“Ogni otto ore un rinoceronte è vittima del bracconaggio … E’ il momento di cercare nuove soluzioni invece di fingere che le misure anti-bracconaggio da sole possano bastare”.

E’ un’affermazione d’impatto. Come molte altre legate direttamente a ‘Trophy’, documentario realizzato da Christina Clusiau e Shaul Schwartz che si dedica alle delicate tematiche del bracconaggio e della salvaguardia delle specie.

Il film propone uno sguardo interno, come mai prima d’ora era avvenuto, all’enorme business gravitante intorno agli animali in via di estinzione.

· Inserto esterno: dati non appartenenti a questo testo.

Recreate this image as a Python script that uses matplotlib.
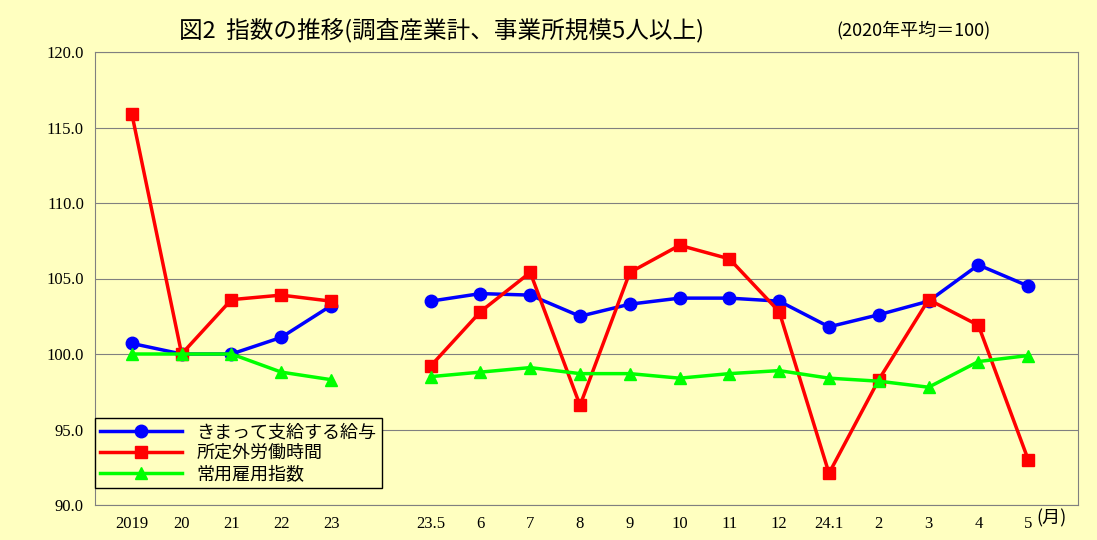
import matplotlib
matplotlib.use("Agg")
import matplotlib.pyplot as plt
import numpy as np

labels = ["2019","20","21","22","23","","23.5","6","7","8","9","10","11","12","24.1","2","3","4","5"]
wage = [100.7,100.0,100.0,101.1,103.2,None,103.5,104.0,103.9,102.5,103.3,103.7,103.7,103.5,101.8,102.6,103.5,105.9,104.5]
overtime = [115.9,100.0,103.6,103.9,103.5,None,99.2,102.8,105.4,96.6,105.4,107.2,106.3,102.8,92.1,98.3,103.6,101.9,93.0]
employ = [100.0,100.0,100.0,98.8,98.3,None,98.5,98.8,99.1,98.7,98.7,98.4,98.7,98.9,98.4,98.2,97.8,99.5,99.9]

plt.rcParams["font.family"] = ["Noto Sans CJK JP", "DejaVu Sans"]
bg = "#FFFFC0"
fig = plt.figure(figsize=(10.97, 5.4), dpi=100, facecolor=bg)
ax = fig.add_axes([95/1097, 35/540, 983/1097, 453/540], facecolor=bg)
x = np.arange(len(labels))
def arr(v): return np.array([np.nan if a is None else a for a in v], float)
ax.plot(x, arr(wage), color="#0000FF", marker="o", ms=9, lw=2.5, label="きまって支給する給与")
ax.plot(x, arr(overtime), color="#FF0000", marker="s", ms=9, lw=2.5, label="所定外労働時間")
ax.plot(x, arr(employ), color="#00FF00", marker="^", ms=9, lw=2.5, label="常用雇用指数")
ax.set_ylim(90, 120)
ax.set_xlim(-0.74, 19.0)
ax.set_yticks(np.arange(90, 121, 5))
ax.set_yticklabels([f"{v:.1f}" for v in np.arange(90, 121, 5)], fontsize=12, family="Liberation Serif")
ax.set_xticks(x)
ax.set_xticklabels(labels, fontsize=12, family="Liberation Serif")
ax.tick_params(length=0, pad=8)
ax.yaxis.grid(True, color="#808080", lw=0.8)
for s in ax.spines.values():
    s.set_color("#808080")
leg = ax.legend(loc="lower left", bbox_to_anchor=(0.0, 0.037), borderaxespad=0, fontsize=13, frameon=True,
                fancybox=False, edgecolor="black", facecolor=bg, framealpha=1,
                handlelength=4.5, borderpad=0.3, labelspacing=0.15)
fig.text(0.163, 0.945, "図2  指数の推移(調査産業計、事業所規模5人以上)", fontsize=17, va="center")
fig.text(0.762, 0.945, "(2020年平均＝100)", fontsize=13, va="center")
fig.text(0.945, 0.04, "(月)", fontsize=13, va="center")
fig.savefig("out.png", dpi=100, facecolor=bg)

Non si tratta più di discussioni a stretto contatto con l’etica, se sia giusta o sbagliata la mercificazione di esseri viventi, quanto più di un’analisi razionale e lucida di quelle che potrebbero essere le soluzioni effettive per tentare di evitare devastanti conseguenze.

Una nuova forma di conservazione

L’allevatore di rinoceronti John Hume si considera un vero eroe nonostante le persecuzioni a cui è sottoposto. Egli infatti propone di mantenere al sicuro la sopravvivenza dei rinoceronti asportando loro, senza dolore alcuno, il corno e mantenendoli in vita. In questo modo la specie è salva, i rinoceronti non vengono decimati e contemporaneamente la richiesta umana viene esaudita.

Anzi un rinoceronte vivo può fornire un altro corno, perché il materiale di cui è costituito è cheratina (e non avorio come nel caso delle zanne d’elefante) come unghie e capelli umani, perciò a distanza di tempo ricresce.

Mentre la strenua lotta contro il bracconaggio non sembra portare a nient’altro che a peggioramenti considerando che negli ultimi cinquant’anni è scomparso circa il 95% della popolazione dei rinoceronti.

La situazione per Hume è tuttavia in un momento di stallo poiché essendogli negata la possibilità di rivendere il corno dei suoi rinoceronti sarà presto costretto a lasciare gli animali liberi, inermi prede dei cacciatori.

Un compromesso bestiale

Oltre al caso del rinoceronte africano il documentario affronta i discorsi su leone, elefante, leopardo e bufalo. I toni si dispongono sempre con grande flessibilità rispetto alle implicazioni morali, sorvolandole spesso e mantenendo un distacco chirurgico.

Il compromesso davanti al quale lo spettatore si ritrova è in tutti i sensi bestiale: il sottotesto allude all’inevitabilità della richiesta umana, è dato per scontato che essa non possa estinguersi mai.

Ma le specie animali sì. Per cui l’unica via imboccabile pare essere quella di un accordo non digeribile, ma salvavita sul lungo termine. Per salvaguardare bisogna permettere l’atrocità. Perché questa è ugualmente garanzia di conservazione.

L’impasse è evidente. Ed è tutta umana.

Le diverse voci in ‘Trophy’ invitano alla riflessione più che spingere a prendere una posizione incontrovertibile. In questa labile neutralità sa respirare la moderazione necessaria per risolvere concretamente questioni tutt’altro che univoche.

‘Trophy’ è uscito a inizio settembre negli USA e dal 17 novembre sarà disponibile sottotitolato in italiano per dividere anche i nostri animi sull’argomento.